Sunday, March 25, 2012

ObamaCare: The White Elephant Is Still In The Room

There has been much publicized in the mainstream media this weekend about the upcoming Supreme Court review of the controversial (and much contested) bill passed by the Obama Administration during the first year of his four year term in office.

Nothing much has changed.

The white elephant is still in the room...the United States Constitution.

This legislation not only flies in the face of that historic document and beacon of freedom in America.

It desecrates it.

Somehow, I find it rather odd that this legislation was passed at all. It also seems so very strange that it would be a black, "Constitutional" lawyer who would be behind this legislation, and his party "of the people."

Almost seems like it was ordained that way before the election was even held.

What better way to attempt to fool and re-educate the public that this bill will be one which the people will benefit, by a party supposedly known to be more representative of the people, than the Republicans - the party of corporate America.

Just who will benefit from this legislation....hmmm...

The medical community. The insurance and financial sector. The lawyers. The politicians.

The big four.

Who will be the victims?

The American public.

I listened today while some of those "political analysts" spoke of just how difficult this review would be, and how both sides can see it going either way. Using every tool in their arsenal in order to back up the positive merits of this legislation.

Which, way back when, was presented to the public with a carrot and stick.

The carrot? No insurer can refuse to insure those with pre-existing conditions (no mention of any governmental regulation on just how MUCH those insurers then can charge individuals seeking insurance after a death sentence diagnosis, or chronic illness, or on the level of profits and money those insurers will be making hand over fist if Washington can shore up the "search and seizure" portions of the bill which enforcement of that individual mandate will involve).

Many of the Democrats and Republicans keep citing the "commerce clause" as being the fundamental linchpin in whether or not this legislation will eventually be deemed Constitutional.

Using past "judge made case law" as their argument as precedence.

I've got news for those media pundits, lawyers and others who continue to murky those waters.

The Commerce clause as it was written was intended to protect the individual Americans FROM the corporate, and protect state funded industries from "foreign" (outside the U.S.) or domestic (outside the state) undue competitition across state lines.

Meaning, it is the clause that gives Washington the power to "regulate" those insurance companies, huge medical clinics, and health care networks.

Problem is, due to all the monies Washington has poured into the "tech" industry, including medical technology, unfortunately the mindset seems to be that it is now the American people that will need to pay the piper for Washington's past largesse.

Since so many Americans are living longer (although those actuarial tables have changed little the past three decades) or due to the fact that there will be a larger aging public with the baby boomers, than there was with the World War II generation (if we all don't die from starvation, or homelessness first).

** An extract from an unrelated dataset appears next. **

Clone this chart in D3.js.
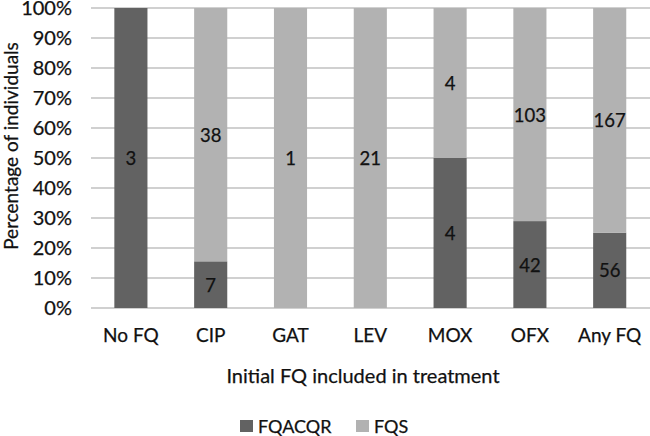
<!DOCTYPE html>
<html>
<head>
<meta charset="utf-8">
<script src="https://cdn.jsdelivr.net/npm/d3@7"></script>
<style>
  html, body { margin: 0; padding: 0; background: #fff; }
  svg { display: block; font-family: Lato, "Open Sans", sans-serif; }
  text { stroke: #111; stroke-width: 0.25px; }
</style>
</head>
<body>
<svg id="chart" width="650" height="436"></svg>
<script>
const categories = ["No FQ", "CIP", "GAT", "LEV", "MOX", "OFX", "Any FQ"];
const fqacqr = [3, 7, 0, 0, 4, 42, 56];
const fqs = [0, 38, 1, 21, 4, 103, 167];
const seriesNames = ["FQACQR", "FQS"];
const yTicks = [0, 0.1, 0.2, 0.3, 0.4, 0.5, 0.6, 0.7, 0.8, 0.9, 1.0];
const colors = { FQACQR: "#626262", FQS: "#b2b2b2" };

const svg = d3.select("#chart");
const x = d3.scaleBand().domain(categories).range([91, 649.6]).paddingInner(0.585).paddingOuter(0.2925);
const y = d3.scaleLinear().domain([0, 1]).range([308, 8]);

const rows = categories.map((c, i) => ({ cat: c, FQACQR: fqacqr[i], FQS: fqs[i], total: fqacqr[i] + fqs[i] }));
const pct = rows.map(r => ({ cat: r.cat, FQACQR: r.FQACQR / r.total, FQS: r.FQS / r.total, raw: r }));
const stack = d3.stack().keys(seriesNames)(pct);

// gridlines
svg.append("g").selectAll("line").data(yTicks).join("line")
  .attr("x1", 91).attr("x2", 650)
  .attr("y1", d => y(d)).attr("y2", d => y(d))
  .attr("stroke", "#c0c0c0").attr("stroke-width", 1.5);

// y axis labels
const yAxis = d3.axisLeft(y).tickValues(yTicks).tickFormat(d3.format(".0%")).tickSize(0).tickPadding(0);
const yg = svg.append("g").attr("transform", "translate(72,0)").call(yAxis);
yg.select(".domain").remove();
yg.selectAll("text").attr("font-size", 20).attr("fill", "#111").attr("font-family", "Lato, sans-serif").attr("dy", "0.34em");

// bars
svg.append("g").selectAll("g").data(stack).join("g")
  .attr("fill", d => colors[d.key])
  .selectAll("rect").data(d => d).join("rect")
  .attr("x", d => x(d.data.cat))
  .attr("width", x.bandwidth())
  .attr("y", d => y(d[1]))
  .attr("height", d => y(d[0]) - y(d[1]));

// value labels
stack.forEach(s => {
  svg.append("g").selectAll("text").data(s.filter(d => d.data.raw[s.key] > 0)).join("text")
    .attr("x", d => x(d.data.cat) + x.bandwidth() / 2)
    .attr("y", d => y((d[0] + d[1]) / 2))
    .attr("dy", "0.38em")
    .attr("text-anchor", "middle")
    .attr("font-size", 18.5).attr("fill", "#111")
    .text(d => d.data.raw[s.key]);
});

// x axis labels
const xAxis = d3.axisBottom(x).tickSize(0).tickPadding(0);
const xg = svg.append("g").attr("transform", "translate(0,342)").call(xAxis);
xg.select(".domain").remove();
xg.selectAll("text").attr("font-size", 19).attr("fill", "#111").attr("font-family", "Lato, sans-serif").attr("dy", 0);

// axis titles
svg.append("text").attr("x", 363).attr("y", 383).attr("text-anchor", "middle")
  .attr("font-size", 20).attr("fill", "#111").text("Initial FQ included in treatment");
svg.append("text").attr("transform", "translate(18,146) rotate(-90)").attr("text-anchor", "middle")
  .attr("font-size", 19).attr("fill", "#111").text("Percentage of individuals");

// legend
const lg = svg.append("g");
const legendX = [240, 356];
seriesNames.forEach((k, i) => {
  lg.append("rect").attr("x", legendX[i]).attr("y", 420).attr("width", 13).attr("height", 12).attr("fill", colors[k]);
  lg.append("text").attr("x", legendX[i] + 18).attr("y", 433).attr("font-size", 18).attr("fill", "#111").text(k);
});
</script>
</body>
</html>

The Commerce clause gives Washington the power to "mandate" that Americans (individually) must purchase health insurance OR ELSE?

Hardly.

The insurance sector is also simply another branch of Wall Street and the financial sector. And many of those national insurance companies are not even domiciled in the United States, those "free trade" agreements have become so generous to foreign countries the past thirty years.

I see that individual mandate as one included in order to gradually phase out Medicare over time and turn the entire "life and death" decisions over to insurance companies (foreign or domestic).

Without having to give any of those monies the boomers, especially, have paid into that program over the years since 1964.

Another banner year in legislation.

While then also raising the Social Security age at the same time in order to marginalize as many of the boomers under those programs as possible.

My question, though, is this...

How in the world does Washington believe or expect that Americans, especially those over 40, who are now homeless AND jobless (due to the mortgage mess, and tax credits now given for hiring younger workers to those national corporations) will be able to afford to buy health insurance, no matter what the price.

When their unemployment is running out, and the job market shrinking (except those jobs which would be created by passing this legislation in the public sector (enforcement) and private sector (a few insurance agents, since most of those "cut rate" programs will be "buy online," without involvement of a human, I assure you).

Just how can Washington justify this legislation, given that in many states throughout the nation those older workers contributed to both the building, and budgets of those hospitals through their property taxes, and the tuition for those doctors through also those same property taxes at local universities?

Except, of course, for all those foreign doctors who are being trained in U.S. medical schools from India and South America, for lower wages for those corporate health care networks.

Will Washington be putting all those homeless and jobless Americans who do not or cannot comply with the mandate in the privatized state or federal jails, in order to at least make their revolt beneficial to another corporate campaign donor.

The White Elephant lives on...still.

If this law is upheld by some legal slight of hand by those black robed arbiters of Constitutional understanding (using case law, rather than intent, as their standard) - do Americans who have contributed to Medicare since 1964 get their money back so that they can pay those cut rate premiums? Or the Social Security that won't be collected by all those boomers who are not wealthy enough after this past ten year economic tsunami given to their next of kin as suvivor's benefits?

I hope that is also deliberated this week.

The "taking" of the cash for fraudulent purposes, without refund.